そして受験生の約10人に1人がめでたく合格💮ということになります。この試験は180点取れば合格という絶対評価の試験なのですが、合格者は概ね10人に1人という割合になるように記述式の採点で調整されていると考えざるを得ない試験でもあります。
記述抜きの点数が高めの年(解きやすい問題が多かった年)は記述式の採点が厳しくなり、記述抜きの点数が低い年(難しい問題が多かった年)は記述式の採点が甘めになる傾向があります。
3回目の受験で合格した私もこの暗黙の仕組みに多いに振り回された受験生の1人でした。
結果的に記述抜きで180点には到達しなかったのですが、3年目はそれを目指して勉強したことが、勝因のひとつだったとは思っています。
詳しくは1年ほど前のnoteに記載しているので興味のある方は読んでみてくださいね。
さて、あれから1年。
行政書士試験の合格を契機に大手企業に35年間勤めたサラリーマンだった私は、一大決心をして会社を辞め、セカンドキャリアを行政書士として独立開業して歩み始めています。

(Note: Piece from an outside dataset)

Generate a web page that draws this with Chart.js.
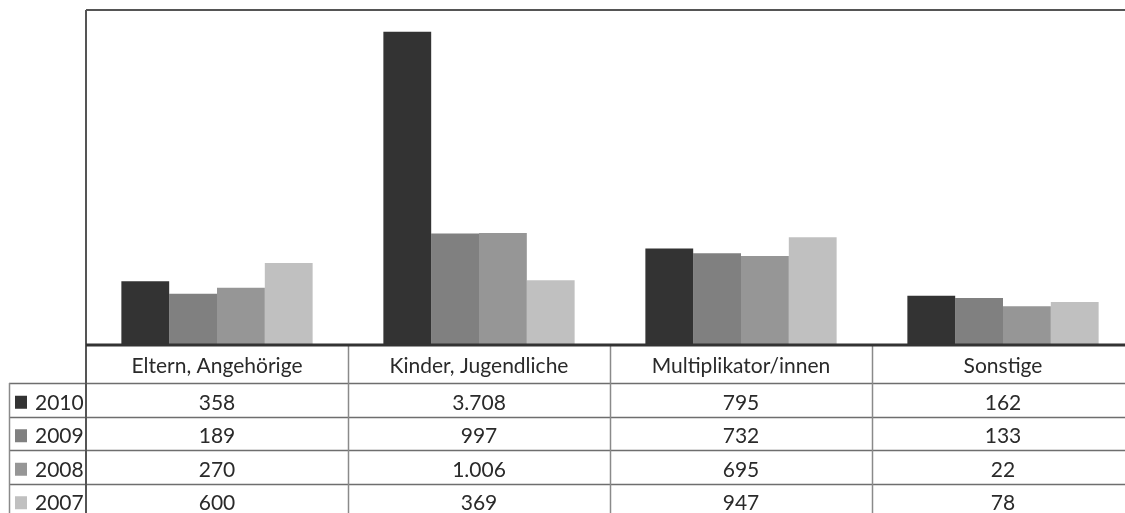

まだ積極的に受注活動をするというよりも、専門家になるために毎日必死で実務の勉強と士業関係者の人脈を構築すべくご挨拶や研修会への出席などを中心に予定を組んで過ごしています。
行政書士のできる仕事はひとつひとつが本当に奥深く、それこそ専門性が問われる仕事ばかりです。例えば、写真を載せている通り今は遺言書について勉強したりしていますが、たった1通の遺言書であってもその人とその人の家族の人生に大きく関わる書面です。
遺言書を書くお客様の思いを形にして、その気持ちが遺されるご家族にきちんと伝わるようにしたためるサポートをする必要があります。遺言者様の思いをご家族に伝えることを大前提として、財産を法律上有効にきちんと相続できるようにアドバイスして作成しないといけません。
責任重大でやりがいのあるお仕事だと思っています。
今回の行政書士試験で合格できそうな方、来年のリベンジにかけることがほぼ確定、といった方、いろいろいらっしゃると思います。
私のセカンドキャリアもそうですが、行政書士試験の合格は人生を変える大きな転機になりえます。でも、その行政書士になることができる資格を貴方がどう活かすのか、活かさないのか、は貴方次第です。
試験に合格しても何の専門家でもないのが、行政書士試験です。でも合格して、何十万円かのお金と事務所を用意して登録開業すれば、「行政書士」にはなれます。
私はその道を選び、受験生時代以上の勉強と行動を重ねて専門家への道をもがき苦しみながら歩んでいます。
皆さん、様々な思いで行政書士試験を受けられたと思います。試験を終えた今、もう一度、この資格が取れたらどうしたいのか、自分のキャリアにどう活かしていきたいのか、考えてみる良い機会だと思います。
一度しかない人生です。悔いのないように生きて行きたいものですね。